Austria: Kurz in chilling demand for ‘Rome-Berlin-Vienna axis’ to fight immigration | World | News


Adopting a name that is a chilling reminder of the 1940s Axis of Powers – the military alliance between Nazi Germany, Japan and Italy – the Eurosceptic leader said countries should “act on time” to avoid another refugee crisis similar to the one that hit Europe in 2015.

Mr Kurz landed in Berlin on Monday for talks on the European Union’s migration policy with German Chancellor Angela Merkel and other members of her government.

Speaking at a press conference in Berlin after his meeting with German Interior Minister Horst Seehofer, Mr Kurz said: “In our view, we need an ‘axis of the willing’ in the fight against illegal migration.

“I am happy about the good cooperation that we want to develop between Rome, Vienna and Berlin. 

“I think it marks very sensible cooperation that will contribute to reducing illegal migration to Europe.

“We shouldn’t wait until we have a catastrophe, like in 2015.

“Instead it is important to act on time.”

Mr Kurz is especially worried about the “Albania route”, which he said is one of the new favourite paths taken by migrants to enter the EU and Vienna. 

Despite the number of migrants effectively reaching the EU through Albania is low, it has been surging in the last months.

Albania’s Prime Minister Edi Rama said in a press conference in Vienna at the end of May that his country counted 2,311 arrivals that month, up from 162 in January.

Mr Kurz also said fighting illegal immigration would be a priority for Vienna’s presidency of the Council of the EU in the second half of 2018.

The Austrian Chancellor could find an ally in Mr Seehofer, who is famously hostile to the open-border policy of German Chancellor Angela Merkel and would be in favour of tightening up Europe’s borders. 

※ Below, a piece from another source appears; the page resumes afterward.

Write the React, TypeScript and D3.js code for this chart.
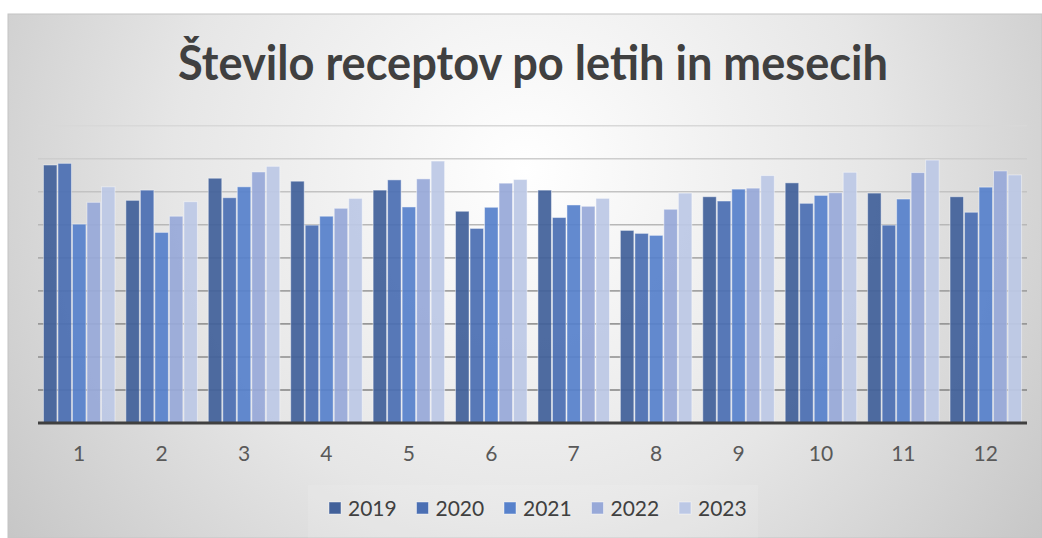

The minister, who is expected to soon present a “migration master plan” to the German parliament, said: “From my point of view, it would be ideal to secure the external borders of the European Union. 

“I promised Chancellor Kurz that on the question of strengthening the external borders he has my full support as interior minister.”

And Italy may be ready to join this new “axis” as well.

Mr Seehofer, who received a phone call from his Italian counterpart Matteo Salvini, said the new government in Rome is interested in building a partnership focused on security, counterterrorism and migration. 

Mr Seehofer deserted Mrs Merkel’s “integration summit” yesterday to meet Mr Kurz.

Mr Seehofer rejected claims he had snubbed Germany’s leader.

But he revealed the real reason he didn’t want to attend was the presence of Ferda Ataman, a journalist who has compared his policies on migration to the Nazis.

He said: “I cannot be part of an integration summit where there is one participant who in an article compared my strategy on homeland to the homeland understanding of the Nazis.”